Supporting Your Child's Learning: A Parent's Guide to Working with Schools

You know your child better than anyone. Schools have expertise in teaching large groups. When parents and schools work together, children thrive. But how do you build an effective partnership with your child's school?
Start with communication. Most issues are easier to resolve early, before they become entrenched. If you notice your child struggling—whether academically, socially, or emotionally—mention it to the teacher. Frame it as seeking partnership: "I've noticed X at home, have you seen anything similar at school? How can we work together?"
Be specific. Rather than saying "he's struggling with maths," say "he finds times tables difficult" or "he gets frustrated when he doesn't understand straight away." Specific observations help teachers understand the issue and suggest targeted support.

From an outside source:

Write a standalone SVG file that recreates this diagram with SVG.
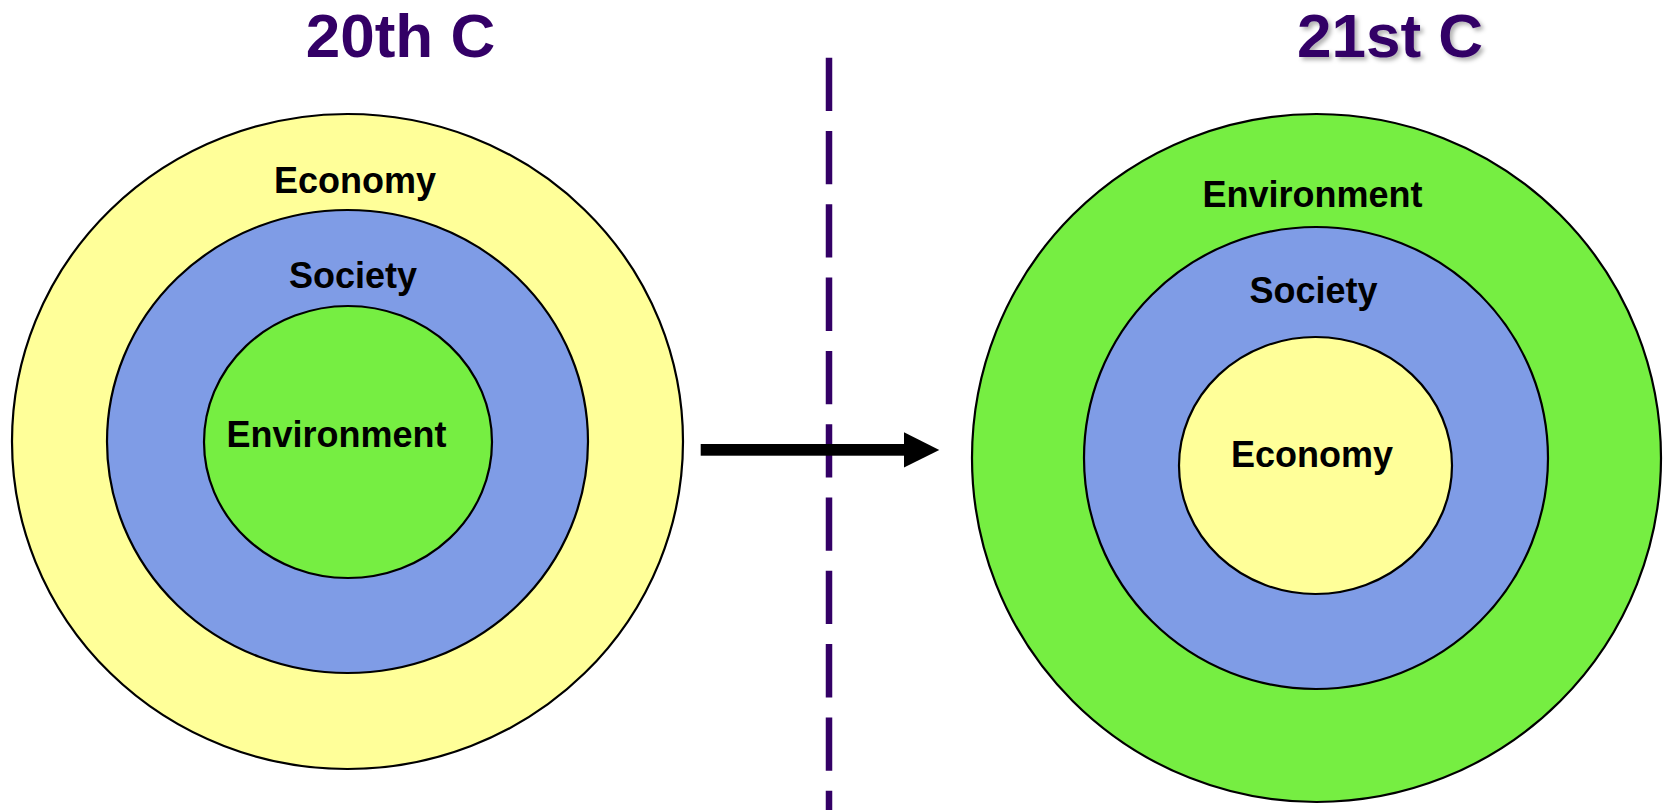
<svg xmlns="http://www.w3.org/2000/svg" width="1665" height="810" viewBox="0 0 1665 810">
  <defs>
    <style>
      .ring { stroke: #000; stroke-width: 2.2; }
      .econ { fill: #FFFF99; }
      .soc { fill: #7F9CE6; }
      .env { fill: #76EE42; }
      .label { font-family: "Liberation Sans", Arial, sans-serif; font-weight: bold; font-size: 36px; fill: #000; text-anchor: middle; }
      .title { font-family: "Liberation Sans", Arial, sans-serif; font-weight: bold; font-size: 62px; fill: #330066; text-anchor: middle; }
    </style>
    <filter id="softShadow" x="-10%" y="-20%" width="130%" height="150%">
      <feDropShadow dx="3" dy="3" stdDeviation="2" flood-color="#000" flood-opacity="0.3"/>
    </filter>
  </defs>

  <rect width="1665" height="810" fill="#fff"/>

  <!-- headings -->
  <text id="title-20th" class="title" x="400.5" y="57">20th C</text>
  <text id="title-21st" class="title" x="1390" y="57" filter="url(#softShadow)">21st C</text>

  <!-- divider -->
  <line id="divider" x1="829" y1="57.7" x2="829" y2="812" stroke="#330066" stroke-width="6.5" stroke-dasharray="53.3 20"/>

  <!-- 20th century model: environment inside society inside economy -->
  <g id="left-economy">
    <ellipse class="ring econ" cx="347.5" cy="441.5" rx="335.5" ry="327.5"/>
    <text class="label" x="355" y="193">Economy</text>
  </g>
  <g id="left-society">
    <ellipse class="ring soc" cx="347.5" cy="441.5" rx="240.5" ry="231.5"/>
    <text class="label" x="353" y="288">Society</text>
  </g>
  <g id="left-environment">
    <ellipse class="ring env" cx="348" cy="442" rx="144" ry="136"/>
    <text class="label" x="336.5" y="447">Environment</text>
  </g>

  <!-- 21st century model: economy inside society inside environment -->
  <g id="right-environment">
    <ellipse class="ring env" cx="1316.5" cy="458" rx="344.5" ry="344"/>
    <text class="label" x="1312.5" y="207">Environment</text>
  </g>
  <g id="right-society">
    <ellipse class="ring soc" cx="1316" cy="458" rx="232" ry="231"/>
    <text class="label" x="1313.5" y="303">Society</text>
  </g>
  <g id="right-economy">
    <ellipse class="ring econ" cx="1315.5" cy="465.5" rx="136.5" ry="128.5"/>
    <text class="label" x="1312" y="467">Economy</text>
  </g>

  <!-- transition arrow -->
  <g id="connectors">
    <rect x="700.7" y="444" width="204" height="11.7" fill="#000"/>
    <polygon points="904,432.3 939.3,450 904,467.5" fill="#000"/>
  </g>
</svg>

Understand school processes. Most schools have a graduated response to concerns. If your child needs additional support, the school might:
- Provide targeted teaching within the classroom
- Offer small-group interventions
- Implement an individual plan tracking specific progress
- Request an assessment from external services like EPS
Ask where your child sits on this pathway. What support is currently in place? What will happen next if progress isn't made? Having a clear picture helps you understand what's happening and when you might expect changes.
If external services like educational psychology are involved, engage actively. Attend meetings, ask questions, and understand the recommendations. You'll implement many of these at home, so it's important they make sense to you. If something isn't working, say so—professionals would rather know and adjust than see strategies fail silently.
Keep records. If you've raised concerns, follow up in writing. A brief email confirming what was discussed and agreed helps everyone remember the same thing. This is particularly important if concerns persist over time.
Support learning at home, but don't try to be a teacher. Children benefit more from a parent who shows interest and enthusiasm than from intensive tutoring. Ask about what they're learning, read together, and encourage effort rather than innate ability ("you worked hard at that" beats "you're so clever").
Manage your own emotions. School can trigger anxiety in parents, especially if we struggled at school ourselves. Try to approach conversations with schools as collaborative problem-solving rather than confrontation.
Finally, remember that teachers care about your child's wellbeing and progress. They're not trying to label your child or hold them back. If you ever feel unheard or dismissed, you can request involvement of an impartial third party or seek advice from parent support services.
Partnership works best when both sides listen, share information honestly, and focus on what's best for the child.